Hi. My 4 yr old granson is having severe(?) trantums. He is 'borderline Atistic". My daughter just gave birth this last week & is "terrified" of her son having a trantum if she is alone with them. My grandson is communicative most of the time, very sweet, listens, understands...however the trantums are so bad, im not sure he even remembers? What book(s) do you recommend? thank you so much
Submitted: 6 years ago.
Category: Parenting
Expert:  Bonnie replied 6 years ago.
Hello and thank you for consulting JA,

There is a great book and DVD (first two below)for dealing with this behavior. I must say that you are using a good approach for the tantrum once it happens. The ideal is to become very sensitive to his subtle cues that a tantrum is about to happen and intervene early. Not always so easy, I know. The intervention should be a sensory diet. I have listed several resources for you on this too (3rd and 4th items). Good Luck.

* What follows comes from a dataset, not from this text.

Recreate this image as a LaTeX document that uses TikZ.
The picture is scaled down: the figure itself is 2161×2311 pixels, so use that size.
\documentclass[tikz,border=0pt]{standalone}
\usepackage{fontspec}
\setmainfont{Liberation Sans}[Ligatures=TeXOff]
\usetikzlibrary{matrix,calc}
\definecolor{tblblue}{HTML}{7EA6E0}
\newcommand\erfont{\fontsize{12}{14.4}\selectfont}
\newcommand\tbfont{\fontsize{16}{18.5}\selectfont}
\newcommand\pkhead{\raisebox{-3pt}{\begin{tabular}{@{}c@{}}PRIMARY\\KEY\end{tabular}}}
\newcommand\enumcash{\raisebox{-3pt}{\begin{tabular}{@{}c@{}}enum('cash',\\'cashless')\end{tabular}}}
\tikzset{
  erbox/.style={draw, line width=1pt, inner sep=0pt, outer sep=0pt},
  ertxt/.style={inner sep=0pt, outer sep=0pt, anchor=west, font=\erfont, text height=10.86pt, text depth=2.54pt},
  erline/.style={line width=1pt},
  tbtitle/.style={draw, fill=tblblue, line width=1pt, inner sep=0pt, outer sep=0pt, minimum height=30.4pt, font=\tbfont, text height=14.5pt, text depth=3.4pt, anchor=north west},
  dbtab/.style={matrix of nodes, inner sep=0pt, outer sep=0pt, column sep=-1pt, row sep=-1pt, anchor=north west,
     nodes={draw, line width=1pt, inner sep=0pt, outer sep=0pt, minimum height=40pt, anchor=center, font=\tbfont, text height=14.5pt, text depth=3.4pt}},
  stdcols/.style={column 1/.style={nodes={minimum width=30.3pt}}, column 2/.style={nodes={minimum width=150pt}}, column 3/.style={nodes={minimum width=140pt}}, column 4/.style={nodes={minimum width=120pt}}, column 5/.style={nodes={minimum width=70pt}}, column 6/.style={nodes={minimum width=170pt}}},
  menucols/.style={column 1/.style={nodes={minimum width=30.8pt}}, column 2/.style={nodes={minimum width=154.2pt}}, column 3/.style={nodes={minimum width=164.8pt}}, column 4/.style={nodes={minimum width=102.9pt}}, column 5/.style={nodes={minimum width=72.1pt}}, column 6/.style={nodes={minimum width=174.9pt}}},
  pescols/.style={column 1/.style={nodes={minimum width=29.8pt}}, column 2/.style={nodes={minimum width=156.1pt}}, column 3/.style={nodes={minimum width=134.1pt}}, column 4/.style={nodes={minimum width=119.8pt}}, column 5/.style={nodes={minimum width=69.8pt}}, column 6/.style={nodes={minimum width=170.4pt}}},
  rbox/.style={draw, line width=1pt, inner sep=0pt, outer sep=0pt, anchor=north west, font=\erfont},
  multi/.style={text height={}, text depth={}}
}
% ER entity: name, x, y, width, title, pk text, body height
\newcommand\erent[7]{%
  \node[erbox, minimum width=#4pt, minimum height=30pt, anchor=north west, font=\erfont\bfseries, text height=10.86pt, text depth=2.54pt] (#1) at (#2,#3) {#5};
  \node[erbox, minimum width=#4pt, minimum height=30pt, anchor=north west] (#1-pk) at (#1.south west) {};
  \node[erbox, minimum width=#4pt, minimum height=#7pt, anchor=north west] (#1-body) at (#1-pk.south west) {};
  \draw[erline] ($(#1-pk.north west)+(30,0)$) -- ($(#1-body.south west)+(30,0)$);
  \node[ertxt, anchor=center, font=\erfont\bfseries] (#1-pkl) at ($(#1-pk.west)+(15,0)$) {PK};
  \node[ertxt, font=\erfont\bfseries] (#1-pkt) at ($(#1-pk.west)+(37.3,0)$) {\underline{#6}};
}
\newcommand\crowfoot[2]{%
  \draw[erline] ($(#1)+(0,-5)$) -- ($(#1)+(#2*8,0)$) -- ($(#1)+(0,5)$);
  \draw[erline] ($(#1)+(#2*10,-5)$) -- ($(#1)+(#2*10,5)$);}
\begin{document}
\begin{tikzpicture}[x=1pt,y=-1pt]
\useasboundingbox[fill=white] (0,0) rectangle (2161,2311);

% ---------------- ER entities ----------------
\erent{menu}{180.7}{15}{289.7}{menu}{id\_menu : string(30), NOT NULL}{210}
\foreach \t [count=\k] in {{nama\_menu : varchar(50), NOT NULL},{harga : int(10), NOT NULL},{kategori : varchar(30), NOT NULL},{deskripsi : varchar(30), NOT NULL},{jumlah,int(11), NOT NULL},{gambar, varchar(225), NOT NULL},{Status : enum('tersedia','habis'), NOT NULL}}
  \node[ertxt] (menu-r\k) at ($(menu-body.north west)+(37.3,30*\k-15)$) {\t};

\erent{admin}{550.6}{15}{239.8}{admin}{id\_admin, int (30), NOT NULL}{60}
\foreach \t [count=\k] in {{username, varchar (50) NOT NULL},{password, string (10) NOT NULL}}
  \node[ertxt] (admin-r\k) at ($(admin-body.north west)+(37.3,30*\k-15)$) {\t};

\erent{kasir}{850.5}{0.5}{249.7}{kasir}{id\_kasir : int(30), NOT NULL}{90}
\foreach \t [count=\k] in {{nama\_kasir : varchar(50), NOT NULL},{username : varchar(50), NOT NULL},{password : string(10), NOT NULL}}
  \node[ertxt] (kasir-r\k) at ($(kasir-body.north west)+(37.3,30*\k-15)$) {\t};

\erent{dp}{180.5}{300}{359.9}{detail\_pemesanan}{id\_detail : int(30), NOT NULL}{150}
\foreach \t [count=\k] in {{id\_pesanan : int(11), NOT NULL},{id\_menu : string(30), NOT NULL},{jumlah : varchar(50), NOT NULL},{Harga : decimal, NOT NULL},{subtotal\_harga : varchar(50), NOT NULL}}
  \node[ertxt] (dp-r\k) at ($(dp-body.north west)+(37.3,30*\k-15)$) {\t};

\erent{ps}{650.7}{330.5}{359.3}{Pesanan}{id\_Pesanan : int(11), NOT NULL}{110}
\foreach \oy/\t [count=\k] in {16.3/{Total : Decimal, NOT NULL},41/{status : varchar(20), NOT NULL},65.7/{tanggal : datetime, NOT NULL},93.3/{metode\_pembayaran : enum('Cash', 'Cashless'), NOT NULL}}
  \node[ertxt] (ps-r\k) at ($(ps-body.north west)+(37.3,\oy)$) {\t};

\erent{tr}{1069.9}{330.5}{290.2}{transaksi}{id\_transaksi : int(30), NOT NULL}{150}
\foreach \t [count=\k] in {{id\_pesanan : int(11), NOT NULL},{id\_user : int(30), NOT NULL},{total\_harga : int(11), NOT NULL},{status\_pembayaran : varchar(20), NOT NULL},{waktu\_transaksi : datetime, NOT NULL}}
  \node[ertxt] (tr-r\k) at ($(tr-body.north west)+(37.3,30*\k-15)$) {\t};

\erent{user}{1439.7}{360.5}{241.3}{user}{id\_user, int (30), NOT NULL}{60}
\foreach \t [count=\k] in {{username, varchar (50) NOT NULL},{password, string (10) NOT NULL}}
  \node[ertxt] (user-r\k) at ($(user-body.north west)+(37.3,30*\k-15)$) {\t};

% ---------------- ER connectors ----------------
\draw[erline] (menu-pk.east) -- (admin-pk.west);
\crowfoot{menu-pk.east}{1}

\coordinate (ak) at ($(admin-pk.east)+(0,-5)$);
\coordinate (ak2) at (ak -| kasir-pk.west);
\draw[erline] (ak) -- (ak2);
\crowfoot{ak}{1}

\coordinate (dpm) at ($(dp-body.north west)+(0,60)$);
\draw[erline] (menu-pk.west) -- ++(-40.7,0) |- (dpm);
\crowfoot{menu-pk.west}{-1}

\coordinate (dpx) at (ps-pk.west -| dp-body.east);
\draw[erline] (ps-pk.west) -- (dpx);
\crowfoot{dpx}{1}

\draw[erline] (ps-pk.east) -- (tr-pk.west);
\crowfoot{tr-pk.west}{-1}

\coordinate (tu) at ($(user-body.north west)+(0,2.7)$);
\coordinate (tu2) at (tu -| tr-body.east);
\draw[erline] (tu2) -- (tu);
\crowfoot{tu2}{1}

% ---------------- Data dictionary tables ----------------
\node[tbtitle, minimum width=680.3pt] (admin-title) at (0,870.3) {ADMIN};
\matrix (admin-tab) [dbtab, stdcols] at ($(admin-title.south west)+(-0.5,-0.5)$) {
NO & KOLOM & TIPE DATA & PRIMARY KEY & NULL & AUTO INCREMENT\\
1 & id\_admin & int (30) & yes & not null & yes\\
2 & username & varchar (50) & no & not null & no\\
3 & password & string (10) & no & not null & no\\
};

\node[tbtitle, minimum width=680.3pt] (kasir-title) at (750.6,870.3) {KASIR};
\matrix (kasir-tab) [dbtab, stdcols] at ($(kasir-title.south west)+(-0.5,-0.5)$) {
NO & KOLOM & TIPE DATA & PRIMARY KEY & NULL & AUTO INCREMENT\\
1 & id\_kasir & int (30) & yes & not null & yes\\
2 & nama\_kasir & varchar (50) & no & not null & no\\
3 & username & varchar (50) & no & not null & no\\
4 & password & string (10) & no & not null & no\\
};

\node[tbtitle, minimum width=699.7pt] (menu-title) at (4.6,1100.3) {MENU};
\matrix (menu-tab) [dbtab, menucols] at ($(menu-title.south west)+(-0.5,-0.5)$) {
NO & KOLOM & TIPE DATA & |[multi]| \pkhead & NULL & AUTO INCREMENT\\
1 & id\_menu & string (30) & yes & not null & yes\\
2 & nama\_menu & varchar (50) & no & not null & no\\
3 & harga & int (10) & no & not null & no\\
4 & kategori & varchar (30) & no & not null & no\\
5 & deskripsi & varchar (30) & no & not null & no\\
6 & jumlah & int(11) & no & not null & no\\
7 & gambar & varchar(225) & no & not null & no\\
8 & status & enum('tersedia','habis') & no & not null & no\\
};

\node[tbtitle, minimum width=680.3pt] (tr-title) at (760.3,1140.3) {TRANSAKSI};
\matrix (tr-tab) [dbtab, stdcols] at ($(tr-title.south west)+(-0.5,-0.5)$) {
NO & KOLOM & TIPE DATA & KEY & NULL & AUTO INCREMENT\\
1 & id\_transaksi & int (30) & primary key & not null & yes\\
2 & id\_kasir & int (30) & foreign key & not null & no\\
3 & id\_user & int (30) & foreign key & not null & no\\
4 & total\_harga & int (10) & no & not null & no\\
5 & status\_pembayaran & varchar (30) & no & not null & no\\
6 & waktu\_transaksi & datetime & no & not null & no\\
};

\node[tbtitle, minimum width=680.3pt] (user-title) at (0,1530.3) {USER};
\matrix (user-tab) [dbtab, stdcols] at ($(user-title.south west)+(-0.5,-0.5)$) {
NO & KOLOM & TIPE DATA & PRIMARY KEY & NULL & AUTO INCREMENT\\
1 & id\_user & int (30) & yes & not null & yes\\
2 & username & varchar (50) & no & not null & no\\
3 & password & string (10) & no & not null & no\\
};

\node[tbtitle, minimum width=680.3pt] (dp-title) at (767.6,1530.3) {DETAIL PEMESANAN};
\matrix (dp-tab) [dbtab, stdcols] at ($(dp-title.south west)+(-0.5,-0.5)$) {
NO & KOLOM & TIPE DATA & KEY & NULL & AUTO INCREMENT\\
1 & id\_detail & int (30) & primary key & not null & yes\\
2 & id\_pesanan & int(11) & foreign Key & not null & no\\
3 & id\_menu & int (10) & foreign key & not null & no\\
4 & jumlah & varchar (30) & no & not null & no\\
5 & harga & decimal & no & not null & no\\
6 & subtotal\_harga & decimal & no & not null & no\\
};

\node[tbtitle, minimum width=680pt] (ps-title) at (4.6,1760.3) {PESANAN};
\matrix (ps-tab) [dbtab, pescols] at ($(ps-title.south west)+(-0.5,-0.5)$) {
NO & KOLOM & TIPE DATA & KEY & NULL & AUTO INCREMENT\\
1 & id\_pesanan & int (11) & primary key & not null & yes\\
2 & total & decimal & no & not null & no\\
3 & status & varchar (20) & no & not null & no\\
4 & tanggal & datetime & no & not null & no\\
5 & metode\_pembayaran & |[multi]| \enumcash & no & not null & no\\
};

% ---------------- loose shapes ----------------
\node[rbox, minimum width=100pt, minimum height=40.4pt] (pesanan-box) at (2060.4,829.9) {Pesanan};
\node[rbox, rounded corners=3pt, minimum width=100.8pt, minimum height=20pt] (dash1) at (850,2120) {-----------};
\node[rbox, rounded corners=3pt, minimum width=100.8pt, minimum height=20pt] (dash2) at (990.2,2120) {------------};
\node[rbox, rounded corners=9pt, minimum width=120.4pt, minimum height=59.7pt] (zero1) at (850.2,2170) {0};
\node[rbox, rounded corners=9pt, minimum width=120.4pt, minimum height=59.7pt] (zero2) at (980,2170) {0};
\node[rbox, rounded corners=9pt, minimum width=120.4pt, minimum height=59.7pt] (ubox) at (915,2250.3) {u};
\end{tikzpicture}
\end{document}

This website will give you immediate information....

I hope these help and good luck...

Customer: replied 6 years ago.

What do you mean by " sensory diet"? Also, specifically what YOU would do if faced with this type of behavior given the info regarding my grandson.

Thank you.

Expert:  Bonnie replied 6 years ago.
The last website explains the sensory diet. I would get an occupational therapist involved who would assess his behaviors and recommend an individualized sensory diet. Severe tantrums are not unusual in children with Autistic Spectrum Disorders. Often, they do no have control over their uncomfortable emotions. I would look for signs that a tantrum is coming....over tired, hungry, sick....and intervene with a calming strategy before they become full blown. There are many, many of these calming strategies (sensory diet) example is, having an enclosed place to go when he feels out-of sorts (a child tent in corner of room), being rolled up in a blanket like a hotdog. In the middle of a tantrum, there is little I would do but wait until he calms and then, comfort him.
Most parents do not like this one...but...I would also have him seen by a child psychiatrist or developmental pediatrician with expertise in Autism and look at the option of medication which would decrease his aggressiveness (Risperidol or Intuniv, for instance).